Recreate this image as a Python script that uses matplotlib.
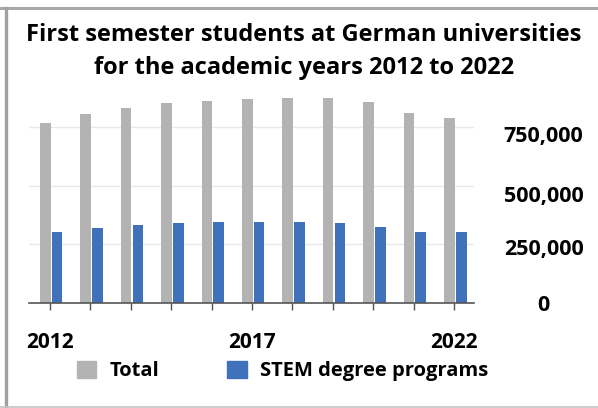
import numpy as np
import matplotlib.pyplot as plt
from matplotlib.lines import Line2D
from matplotlib.patches import Patch
import matplotlib.transforms as mtransforms

years = [2012, 2013, 2014, 2015, 2016, 2017, 2018, 2019, 2020, 2021, 2022]
total = [768000, 809000, 835000, 853000, 862000, 872000, 876000, 876000, 858000, 812000, 789000]
stem = [302000, 320000, 335000, 343000, 347000, 347000, 347000, 343000, 326000, 302000, 302000]
year_labels = ['2012', '', '', '', '', '2017', '', '', '', '', '2022']
y_ticks = [0, 250000, 500000, 750000]
y_labels = ['0', '250,000', '500,000', '750,000']
title_lines = ['First semester students at German universities',
               'for the academic years 2012 to 2022']

gray = '#b3b3b3'
blue = '#3f72ba'

plt.rcParams['font.family'] = ['Open Sans', 'DejaVu Sans']

fig = plt.figure(figsize=(5.98, 4.08), dpi=100)
ax = fig.add_axes([0.049, 0.2574, 0.744, 0.5735])

x = np.arange(len(years))
w = 0.265
ax.bar(x - 0.115, total, w, color=gray, zorder=2)
ax.bar(x + 0.177, stem, w, color=blue, zorder=2)

ax.set_xlim(-0.51, 10.5)
ax.set_ylim(0, 1000000)

ax.set_xticks(x)
ax.set_xticklabels(year_labels, fontsize=15, fontweight='bold')
ax.tick_params(axis='x', length=5, width=1, color='#555555', pad=16)

ax.yaxis.tick_right()
ax.set_yticks(y_ticks)
ax.set_yticklabels(y_labels, fontsize=15.5, fontweight='bold')
ax.tick_params(axis='y', length=0, pad=50)
# labels sit a bit below their gridlines in the original
shifts = [0, 3, 8, 7]
for lab, dy in zip(ax.get_yticklabels(), shifts):
    lab.set_horizontalalignment('center')
    lab.set_transform(lab.get_transform() + mtransforms.ScaledTranslation(0, -dy / 100, fig.dpi_scale_trans))

for v in y_ticks[1:]:
    ax.axhline(v, color='#e9e9e9', lw=1, zorder=1)

for s in ['top', 'right', 'left']:
    ax.spines[s].set_visible(False)
ax.spines['bottom'].set_color('#555555')
ax.spines['bottom'].set_linewidth(1.2)
ax.spines['bottom'].set_zorder(3)

fig.text(0.508, 1 - 40.7 / 408, title_lines[0], ha='center', va='baseline', fontsize=17, fontweight='bold')
fig.text(0.508, 1 - 74 / 408, title_lines[1], ha='center', va='baseline', fontsize=17, fontweight='bold')

handles = [Patch(color=gray, label='Total'), Patch(color=blue, label='STEM degree programs')]
fig.legend(handles=handles, loc='center', bbox_to_anchor=(0.4724, 1 - 371 / 408), ncol=2,
           frameon=False, prop={'size': 14.5, 'weight': 'bold'}, handlelength=0.95,
           handleheight=0.9, handletextpad=0.65, columnspacing=3.4)

# frame around the picture
fig.add_artist(Line2D([0.0, 1.0], [1 - 8 / 408, 1 - 8 / 408], color='#a8a8a8', lw=2.2))
fig.add_artist(Line2D([5.5 / 598, 5.5 / 598], [1 - 8 / 408, 1 - 406.5 / 408], color='#a0a0a0', lw=2.4))
fig.add_artist(Line2D([0.0, 1.0], [1 - 406.5 / 408, 1 - 406.5 / 408], color='#c4c4c4', lw=1.2))

fig.savefig('out.png', dpi=100)
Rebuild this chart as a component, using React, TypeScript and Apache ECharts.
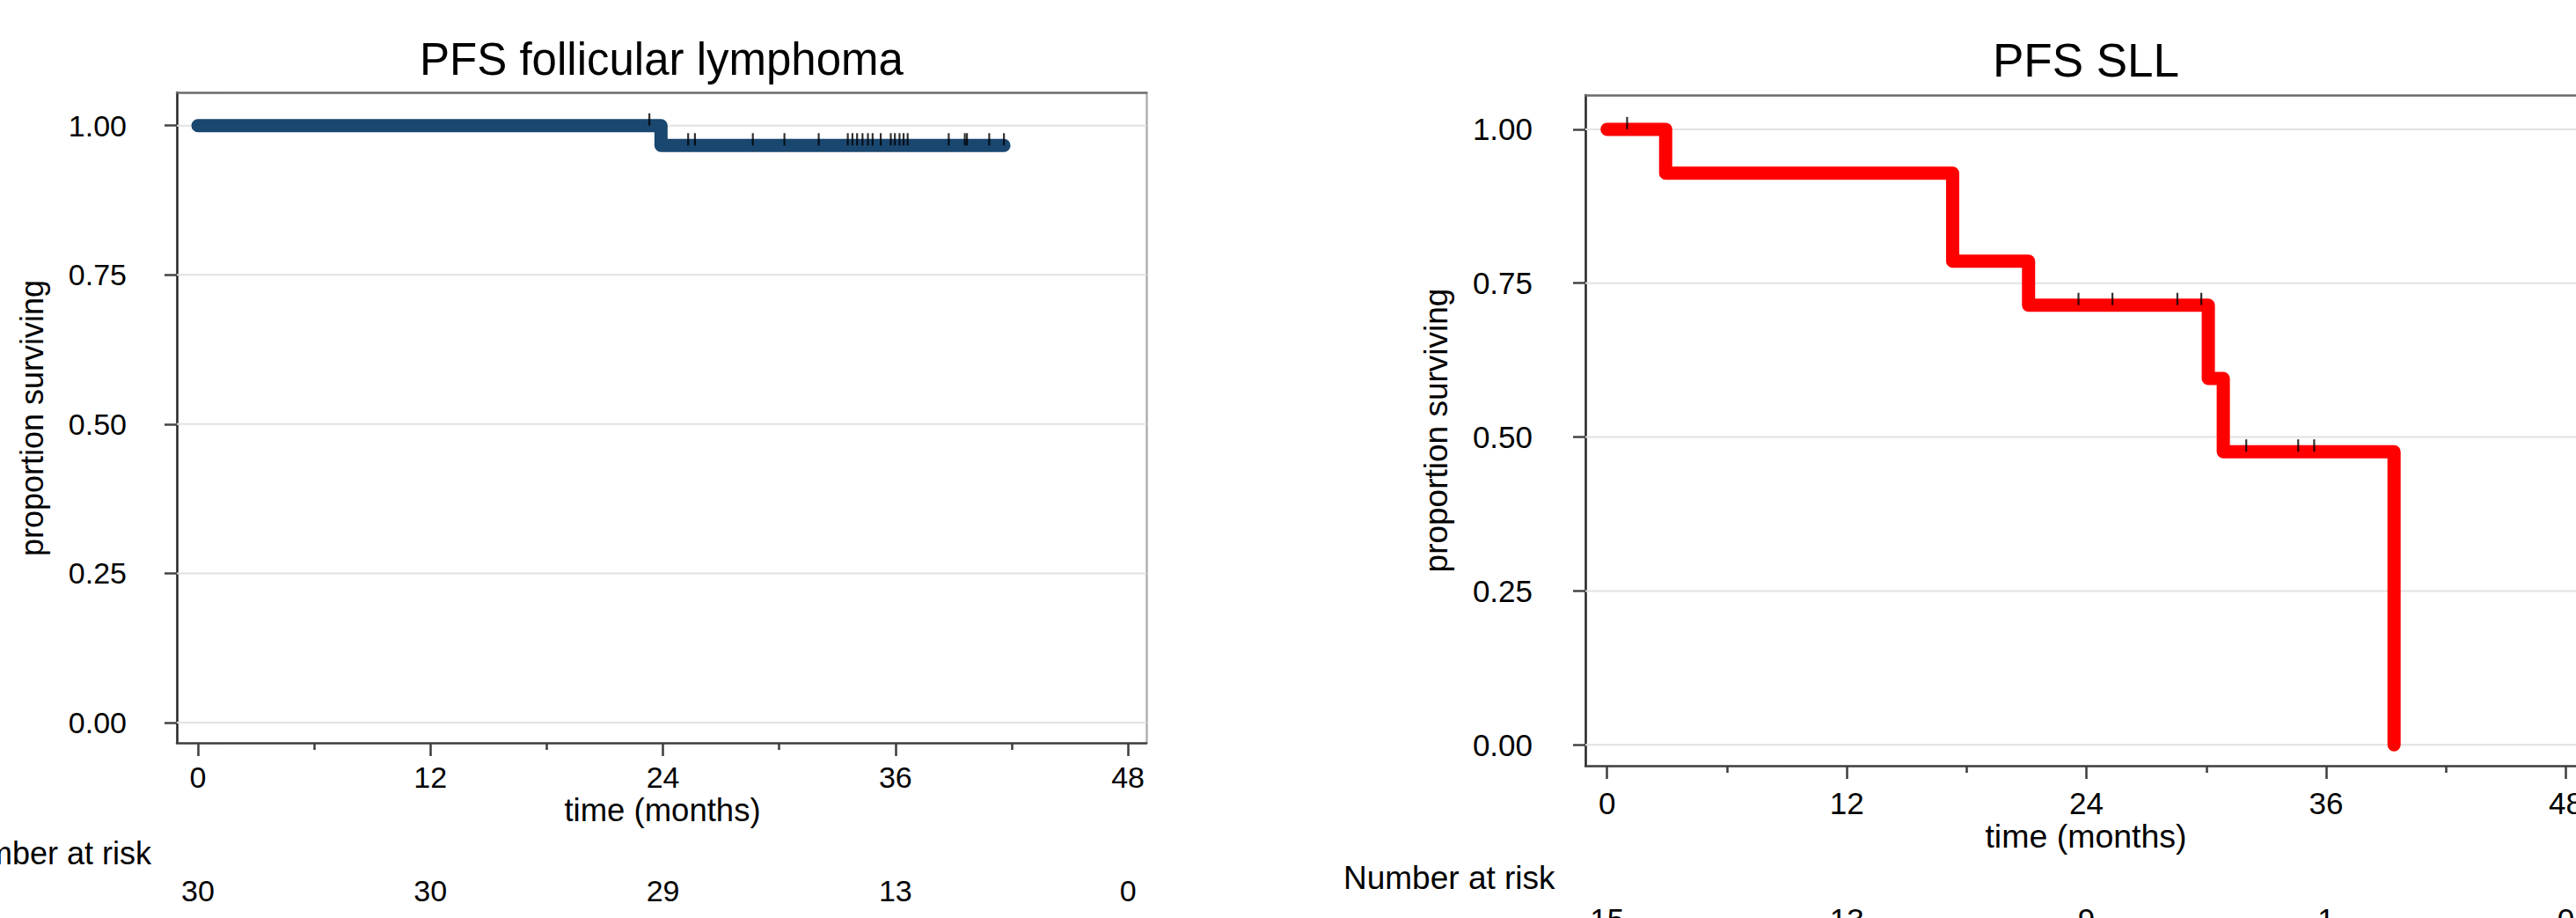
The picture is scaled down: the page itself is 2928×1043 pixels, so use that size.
import React, { useEffect, useRef } from "react";
import * as echarts from "echarts";

const W = 2928;
const H = 1043;
const FONT = "'Liberation Sans', Arial, Helvetica, sans-serif";

// shared axis values
const xTickMajor = [0, 12, 24, 36, 48];
const xTickMinor = [6, 18, 30, 42];
const yTicks = [0, 0.25, 0.5, 0.75, 1];
const yAxisTitle = "proportion surviving";
const xAxisTitle = "time (months)";
const riskTitle = "Number at risk";

// Panel 1: follicular lymphoma
const flTitle = "PFS follicular lymphoma";
const flCurve: [number, number][] = [
  [0, 1],
  [23.9, 0.9667],
  [41.6, 0.9667],
];
const flCensor: [number, number][] = [
  [23.3, 1],
  [25.3, 0.9667], [25.65, 0.9667], [28.64, 0.9667], [30.27, 0.9667], [32.04, 0.9667],
  [33.54, 0.9667], [33.78, 0.9667], [34.02, 0.9667], [34.3, 0.9667], [34.58, 0.9667],
  [34.82, 0.9667], [35.24, 0.9667], [35.76, 0.9667], [35.97, 0.9667], [36.21, 0.9667],
  [36.42, 0.9667], [36.63, 0.9667], [38.75, 0.9667], [39.58, 0.9667], [39.69, 0.9667],
  [40.84, 0.9667], [41.6, 0.9667],
];
const flAtRisk = [30, 30, 29, 13, 0];

// Panel 2: SLL
const sllTitle = "PFS SLL";
const sllCurve: [number, number][] = [
  [0, 1],
  [2.93, 0.9286],
  [17.3, 0.7857],
  [21.1, 0.7143],
  [30.1, 0.5952],
  [30.85, 0.4762],
  [39.4, 0],
];
const sllCensor: [number, number][] = [
  [1.0, 1],
  [23.6, 0.7143], [25.3, 0.7143], [28.55, 0.7143], [29.75, 0.7143],
  [32.0, 0.4762], [34.6, 0.4762], [35.4, 0.4762],
];
const sllAtRisk = [15, 13, 9, 1, 0];

const X_MIN = -1.09;
const X_MAX = 48.95;
const Y_MIN = -0.034;
const Y_MAX = 1.0556;

const panels = [
  {
    title: flTitle, curve: flCurve, censor: flCensor, atRisk: flAtRisk, color: "#1a476f",
    grid: { left: 201, top: 105, width: 1102, height: 739 },
    fs: 34, yMargin: 57, xMargin: 39, riskOffset: 129, riskMargin: 39,
    titleX: 752, titleY: 67, titleFs: 51,
    yTitleX: 36, yTitleY: 475, yTitleFs: 36,
    xTitleX: 753, xTitleY: 920, xTitleFs: 36.5,
    riskX: 172, riskY: 969, riskFs: 36, riskAlign: "right",
  },
  {
    title: sllTitle, curve: sllCurve, censor: sllCensor, atRisk: sllAtRisk, color: "#ff0000",
    grid: { left: 1802, top: 108, width: 1136, height: 762 },
    fs: 35, yMargin: 60, xMargin: 42, riskOffset: 134, riskMargin: 40,
    titleX: 2371, titleY: 68, titleFs: 53,
    yTitleX: 1632, yTitleY: 489, yTitleFs: 37,
    xTitleX: 2371, xTitleY: 950, xTitleFs: 37.5,
    riskX: 1527, riskY: 997, riskFs: 37, riskAlign: "left",
  },
];

function buildOption() {
  const grid: any[] = [];
  const xAxis: any[] = [];
  const yAxis: any[] = [];
  const series: any[] = [];
  const graphic: any[] = [];

  panels.forEach((p, i) => {
    grid.push({ ...p.grid, containLabel: false, outerBoundsMode: "none", show: false });
    const xb = xAxis.length;
    const baseX = { type: "value", gridIndex: i, min: X_MIN, max: X_MAX, splitLine: { show: false } };
    // main bottom axis
    xAxis.push({
      ...baseX,
      position: "bottom",
      axisLine: { show: true, onZero: false, lineStyle: { color: "#3c3c3c", width: 2.5 } },
      axisTick: { show: true, customValues: xTickMajor, length: 15, lineStyle: { color: "#3c3c3c", width: 2.5 } },
      axisLabel: {
        show: true, customValues: xTickMajor, fontSize: p.fs, margin: p.xMargin,
        verticalAlign: "middle", color: "#000", fontFamily: FONT,
      },
    });
    // minor ticks
    xAxis.push({
      ...baseX,
      position: "bottom",
      axisLine: { show: false, onZero: false },
      axisTick: { show: true, customValues: xTickMinor, length: 8, lineStyle: { color: "#3c3c3c", width: 2.5 } },
      axisLabel: { show: false },
    });
    // top border
    xAxis.push({
      ...baseX,
      position: "top",
      axisLine: { show: true, onZero: false, lineStyle: { color: "#6a6a6a", width: 2.5 } },
      axisTick: { show: false },
      axisLabel: { show: false },
    });
    // number at risk row
    const risk = p.atRisk;
    xAxis.push({
      ...baseX,
      position: "bottom",
      offset: p.riskOffset,
      axisLine: { show: false, onZero: false },
      axisTick: { show: false },
      axisLabel: {
        show: true, customValues: xTickMajor, fontSize: p.fs, margin: p.riskMargin,
        verticalAlign: "middle", color: "#000", fontFamily: FONT,
        formatter: (v: number) => {
          const k = xTickMajor.indexOf(v);
          return k >= 0 ? String(risk[k]) : "";
        },
      },
    });

    const yb = yAxis.length;
    yAxis.push({
      type: "value", gridIndex: i, min: Y_MIN, max: Y_MAX, position: "left",
      splitLine: { show: false },
      axisLine: { show: true, onZero: false, lineStyle: { color: "#222", width: 2.5 } },
      axisTick: { show: true, customValues: yTicks, length: 14, lineStyle: { color: "#444", width: 2.5 } },
      axisLabel: {
        show: true, customValues: yTicks, fontSize: p.fs, margin: p.yMargin, color: "#000",
        fontFamily: FONT, formatter: (v: number) => v.toFixed(2),
      },
    });
    yAxis.push({
      type: "value", gridIndex: i, min: Y_MIN, max: Y_MAX, position: "right",
      splitLine: { show: false },
      axisLine: { show: true, onZero: false, lineStyle: { color: "#b0b0b0", width: 2.5 } },
      axisTick: { show: false },
      axisLabel: { show: false },
    });

    // horizontal grid lines
    yTicks.forEach((v) => {
      series.push({
        type: "line", xAxisIndex: xb, yAxisIndex: yb, silent: true, z: 1,
        data: [[X_MIN, v], [X_MAX, v]], symbol: "none",
        lineStyle: { color: "#e2e2e2", width: 2 },
      });
    });
    // KM curve
    series.push({
      type: "line", xAxisIndex: xb, yAxisIndex: yb, step: "end", silent: true, z: 3,
      data: p.curve, symbol: "none",
      lineStyle: { color: p.color, width: 15, cap: "round", join: "round" },
    });
    // censor marks
    series.push({
      type: "scatter", xAxisIndex: xb, yAxisIndex: yb, silent: true, z: 4,
      data: p.censor, symbol: "rect", symbolSize: [2.2, 14], symbolOffset: [0, -7],
      itemStyle: { color: "#000" },
    });

    // texts
    graphic.push({
      type: "text", x: p.titleX, y: p.titleY, silent: true,
      style: { text: p.title, fill: "#000", fontSize: p.titleFs, fontFamily: FONT, textAlign: "center", textVerticalAlign: "middle" },
    });
    graphic.push({
      type: "text", x: p.yTitleX, y: p.yTitleY, rotation: Math.PI / 2, silent: true,
      style: { text: yAxisTitle, fill: "#000", fontSize: p.yTitleFs, fontFamily: FONT, textAlign: "center", textVerticalAlign: "middle" },
    });
    graphic.push({
      type: "text", x: p.xTitleX, y: p.xTitleY, silent: true,
      style: { text: xAxisTitle, fill: "#000", fontSize: p.xTitleFs, fontFamily: FONT, textAlign: "center", textVerticalAlign: "middle" },
    });
    graphic.push({
      type: "text", x: p.riskX, y: p.riskY, silent: true,
      style: { text: riskTitle, fill: "#000", fontSize: p.riskFs, fontFamily: FONT, textAlign: p.riskAlign, textVerticalAlign: "middle" },
    });
  });

  return {
    animation: false,
    backgroundColor: "#ffffff",
    textStyle: { fontFamily: FONT },
    grid,
    xAxis,
    yAxis,
    series,
    graphic,
  };
}

export default function App() {
  const ref = useRef<HTMLDivElement>(null);
  useEffect(() => {
    if (!ref.current) return;
    const chart = echarts.init(ref.current, undefined, { renderer: "svg", width: W, height: H });
    chart.setOption(buildOption() as any);
    return () => chart.dispose();
  }, []);
  return (
    <div
      ref={ref}
      style={{ position: "absolute", left: 0, top: 0, width: W, height: H, background: "#fff" }}
    />
  );
}
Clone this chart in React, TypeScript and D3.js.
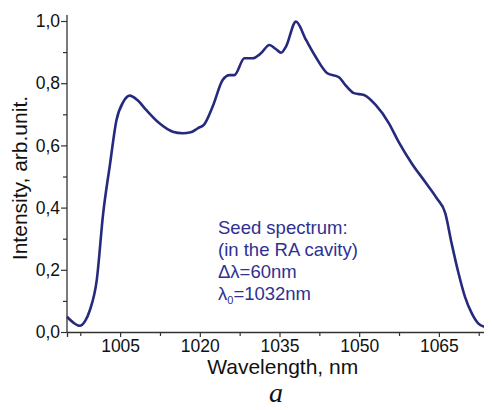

Given problem: Only the lines from the start of the records to the one containing "import matplotlib.transforms as mtransforms" should be repeated, exactly and with both ends kept; drop any pictures.

Response:
Recreate this image as a Python script that uses matplotlib.
import numpy as np
import matplotlib.pyplot as plt
from matplotlib.lines import Line2D
from matplotlib.patches import Patch
import matplotlib.transforms as mtransforms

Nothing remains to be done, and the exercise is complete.